OBETZ, Ohio — Federico Higuaín hasn't noticed teams playing him differently than last season, when he burst onto the scene in August and later was named MLS Newcomer of the Year while playing only 13 matches. But the numbers suggest he is being targeted in an attempt to shut down the Columbus Crew's offense.
“I think tactically we knew that Higuaín’s their engine," Chicago Fire midfielder Logan Pause told reporters after the Fire's 1-0 victory last Saturday. "Everything goes through him. He was a big priority for us tonight. Between the guys in the back and the midfield, they did a good job at limiting his touches where he is dangerous.”
Of course, it would be hard for Higuaín, signed as the third Designated Player in Crew history on July 27, to match his debut in 2012 when he had three goals and six assists in his first five matches. He finished the season with five goals and seven assists, but has just a goal and an assist in seven games this year — meaning he's scored three times with three assists in the past 15 matches.
"Teams are marking me the same way as last year," he told reporters on Wednesday through a translator. "It's teamwork. We need everybody on the team to have a good game, not one or two guys. If we do that we will be very successful. We need our performance to be better from everybody on the team, not just one person."
Crew defender Chad Marshall differs with Higuaín in that he feels the Argentine forward is drawing added attention.
"He's not the new guy anymore," Marshall told MLSsoccer.com. "Teams are planning for him and making sure they have numbers around him, but that opens up stuff for other guys so his presence is still helping us greatly on the field."
Columbus head coach Robert Warzycha said it's the responsibility of the rest of the team to step up.
"He has to work harder, obviously, and we have to work harder to find him," he said. "We have to find him in the right spaces so he can be effective. He's giving us opportunities to give him the ball. That's why we are successful offensively.
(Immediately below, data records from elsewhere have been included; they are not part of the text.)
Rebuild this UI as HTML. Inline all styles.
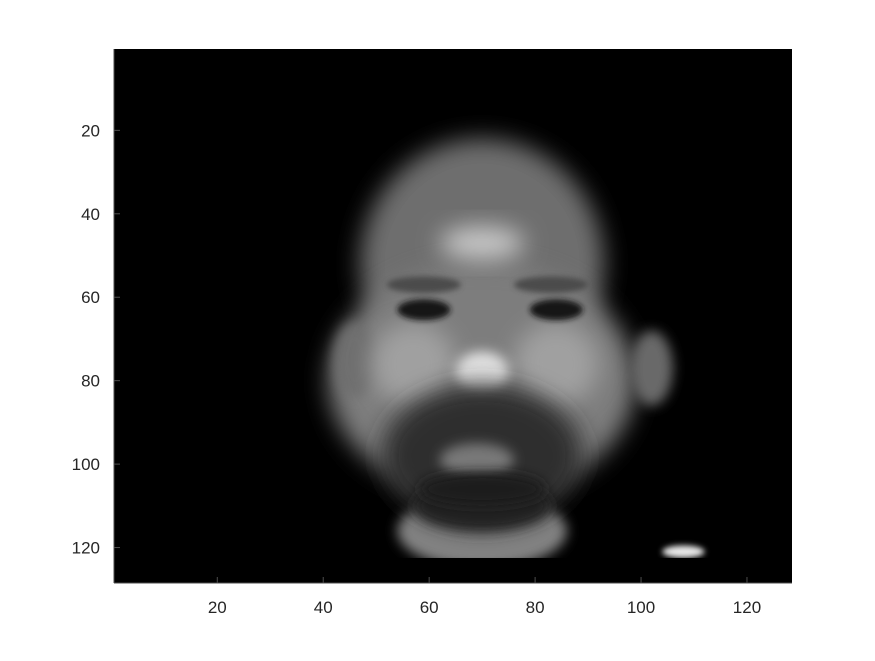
<!DOCTYPE html>
<html><head><meta charset="utf-8"><style>
body{margin:0;background:#fff;width:875px;height:656px;overflow:hidden;font-family:"Liberation Sans",Arial,sans-serif}
</style></head><body>
<svg id="chart" width="875" height="656" xmlns="http://www.w3.org/2000/svg">
<defs>
<clipPath id="clip"><rect x="114" y="49" width="678" height="534"/></clipPath>
<filter id="b6" x="-50%" y="-50%" width="200%" height="200%"><feGaussianBlur stdDeviation="6"/></filter>
<filter id="b12" x="-50%" y="-50%" width="200%" height="200%"><feGaussianBlur stdDeviation="12"/></filter>
<filter id="b3" x="-50%" y="-50%" width="200%" height="200%"><feGaussianBlur stdDeviation="3"/></filter>
</defs>
<rect x="114" y="49" width="678" height="534" fill="#000"/>
<g id="img" clip-path="url(#clip)"></g>
<g id="axes"></g>
</svg>
<script>
// image-space features: [cx, cy, rx, ry, gray(0-255), blur]
const featureNames=['head','neck','face','left-ear','right-ear','forehead-highlight','cheek-left','cheek-right','eyebrow-left','eyebrow-right','eye-left','eye-right','nose','beard','lips','mouth','chin-beard','neck-shadow','shoulder-highlight'];
const featureCx=[70,70,70,46,102,70,57,84,59,83,59,84,70,70,69,69,70,70,108];
const featureCy=[52,116,80,75,77,47,76,76,57,57,63,63,78,98,99,106,110,106,121];
const featureRx=[23,16,29,4,4,8,8,8,7,7,5,5,5,19,7,5,13,12,4];
const featureRy=[30,9,28,9,9,4,10,10,2,2,2.5,2.5,5,17,4,2,6,4,1.5];
const featureGray=[110,130,125,110,105,200,160,160,75,75,25,25,225,45,120,40,35,30,230];
const featureBlur=['b12','b6','b12','b6','b6','b12','b12','b12','b3','b3','b3','b3','b6','b12','b6','b3','b6','b6','b3'];
const xTicks=[20,40,60,80,100,120];
const yTicks=[20,40,60,80,100,120];
const X0=114,Y0=49,W=678,H=534,N=128;
const sx=u=>X0+(u-0.5)*W/N, sy=v=>Y0+(v-0.5)*H/N;
const NS='http://www.w3.org/2000/svg';
const img=document.getElementById('img');
featureNames.forEach((n,i)=>{
  const e=document.createElementNS(NS,'ellipse');
  e.setAttribute('cx',sx(featureCx[i]));e.setAttribute('cy',sy(featureCy[i]));
  e.setAttribute('rx',featureRx[i]*W/N);e.setAttribute('ry',featureRy[i]*H/N);
  const g=featureGray[i];e.setAttribute('fill',`rgb(${g},${g},${g})`);
  e.setAttribute('filter',`url(#${featureBlur[i]})`);
  
  
  img.appendChild(e);
});
const cut=document.createElementNS(NS,'rect');
cut.setAttribute('x',X0);cut.setAttribute('y',sy(122.5));cut.setAttribute('width',W);cut.setAttribute('height',Y0+H-sy(122.5));cut.setAttribute('fill','#000');


img.appendChild(cut);
const ax=document.getElementById('axes');
function line(x1,y1,x2,y2,name){const l=document.createElementNS(NS,'line');l.setAttribute('x1',x1);l.setAttribute('y1',y1);l.setAttribute('x2',x2);l.setAttribute('y2',y2);l.setAttribute('stroke','#4d4d4d');l.setAttribute('stroke-width','1');


ax.appendChild(l);}
function text(x,y,s,anchor,name){const t=document.createElementNS(NS,'text');t.setAttribute('x',x);t.setAttribute('y',y);t.setAttribute('text-anchor',anchor);t.setAttribute('font-size','17');t.setAttribute('fill','#262626');t.textContent=s;


ax.appendChild(t);}
line(X0,Y0+H,X0+W,Y0+H,'x-axis-line');
line(X0,Y0,X0,Y0+H,'y-axis-line');
xTicks.forEach(v=>{line(sx(v),Y0+H,sx(v),Y0+H-6,'x-tick');text(sx(v),Y0+H+30,String(v),'middle','x-tick-label');});
yTicks.forEach(v=>{line(X0,sy(v),X0+6,sy(v),'y-tick');text(X0-14,sy(v)+6,String(v),'end','y-tick-label');});
</script>
</body></html>
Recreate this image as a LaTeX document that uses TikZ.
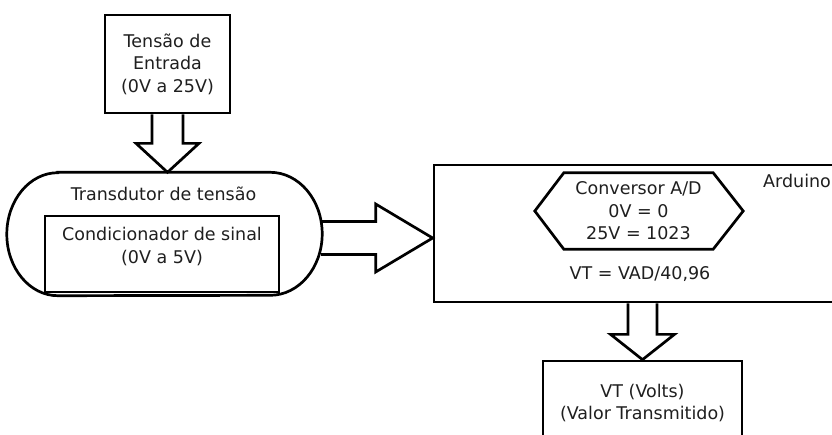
\documentclass[tikz,border=0pt]{standalone}
\usepackage{fontspec}
\setmainfont{DejaVu Sans}
\usetikzlibrary{calc}
\begin{document}
\begin{tikzpicture}[x=1pt,y=-1pt,
  ln/.style={line width=2.7pt, draw=black, line join=miter},
  box/.style={ln, rectangle, inner sep=0pt, align=center, font=\fontsize{17.5}{22.5}\selectfont},
  txt/.style={inner sep=0pt, align=center, text=black!88, font=\fontsize{17.5}{22.5}\selectfont},
  blockarrow/.style={ln, fill=white}
]
\useasboundingbox (0,0) rectangle (832,434);
\clip (0,0) rectangle (832,434);
\fill[white] (0,0) rectangle (832,434);

% nodes
\node[box, text=black!88, minimum width=125pt, minimum height=98pt] (top) at (167.5,64) {Tensão de\\Entrada\\(0V a 25V)};
\node[inner sep=0pt, minimum width=315pt, minimum height=123pt] (trans) at (164.5,234) {};
\node[txt, anchor=base] (translbl) at (163.5,200) {Transdutor de tensão};
\node[box, minimum width=234pt, minimum height=76pt] (cond) at (162,254) {};
\node[txt] (condtxt) at (162,246.5) {Condicionador de sinal\\(0V a 5V)};
\node[box, minimum width=417pt, minimum height=137pt] (ard) at (642.5,233.5) {};
\node[txt, anchor=base west] (ardlbl) at (763,187) {Arduino};
\node[txt, minimum width=149pt, minimum height=76pt] (adc) at (638.5,211) {Conversor A/D\\0V = 0\\25V = 1023};
\node[txt, anchor=base] (vt) at (640,279) {VT = VAD/40,96};
\node[box, text=black!88, minimum width=199pt, minimum height=84pt] (out) at (642.5,403) {VT (Volts)\\(Valor Transmitido)};

% transducer stadium outline
\draw[ln] ($(trans.north west)+(51,0)$) -- ($(trans.north east)+(-52,0)$)
  arc[start angle=-90, end angle=90, x radius=52, y radius=61.5]
  -- ($(trans.south west)+(51,0)$)
  arc[start angle=90, end angle=270, x radius=51, y radius=61.5] -- cycle;

% hexagon of the A/D converter
\draw[ln] (adc.north west) -- (adc.north east) -- ($(adc.east)+(30,0)$) -- (adc.south east)
  -- (adc.south west) -- ($(adc.west)+(-29,0)$) -- cycle;

% block arrow: input -> transducer
\coordinate (s1) at (top.south);
\coordinate (t1) at (top.south |- trans.north);
\draw[ln] ($(s1)+(-15.5,0)$) -- ($(s1)+(-15.5,29)$) -- ($(s1)+(-31.5,29)$) -- (t1)
  -- ($(s1)+(31.5,29)$) -- ($(s1)+(15.5,29)$) -- ($(s1)+(15.5,0)$);

% block arrow: transducer -> Arduino
\coordinate (s2) at ($(trans.east)+(-1,4)$);
\coordinate (t2) at (ard.west |- s2);
\draw[ln] ($(s2)+(0,-16.5)$) -- ($(t2)+(-57,-16.5)$) -- ($(t2)+(-57,-34)$) -- (t2)
  -- ($(t2)+(-57,34)$) -- ($(t2)+(-57,16.5)$) -- ($(s2)+(0,16.5)$);

% block arrow: Arduino -> output
\coordinate (s3) at (ard.south);
\coordinate (t3) at (out.north);
\draw[ln] ($(s3)+(-14.5,0)$) -- ($(s3)+(-14.5,31)$) -- ($(s3)+(-32,31)$) -- (t3)
  -- ($(s3)+(32,31)$) -- ($(s3)+(14.5,31)$) -- ($(s3)+(14.5,0)$);
\end{tikzpicture}
\end{document}
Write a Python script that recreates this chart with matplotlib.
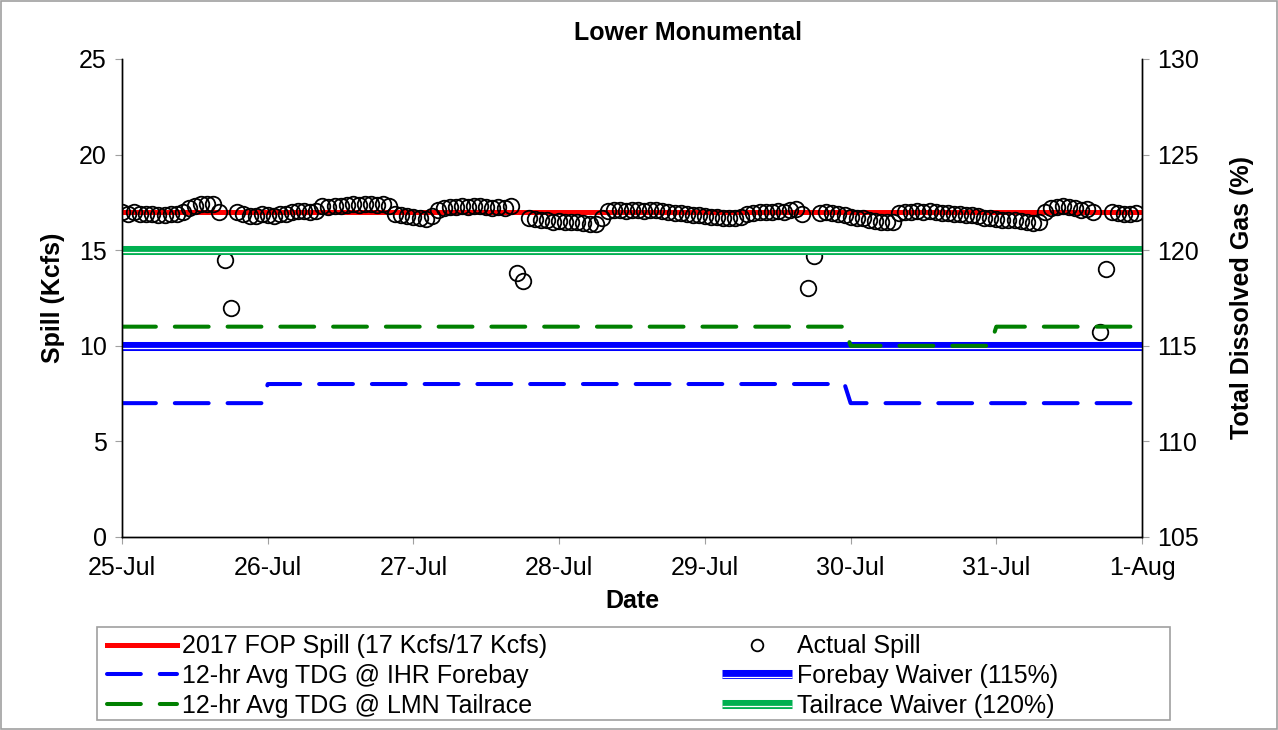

We go from defending to attacking very quickly."
But not against Chicago, who did not allow a shot on goal or a free kick, where Higuaín is most lethal.
"One of the key factors was Higuaín in transition, making it really tight and difficult for him to play," Fire coach Frank Klopas said.
It's a safe bet that one area the Crew is concentrating on in practice this week in preparing to host D.C. United on Saturday is getting Higuaín into scoring areas.
"He's so good with the ball at his feet that we want to get it to him as quickly as possible and catch teams in transition," Columbus defender Josh Williams said. "If we can get the other team back pedaling, that's where he's most effective."
"I need to do my job like everybody else needs to do their job," he said. "I'm trying to do my best like the rest of the team."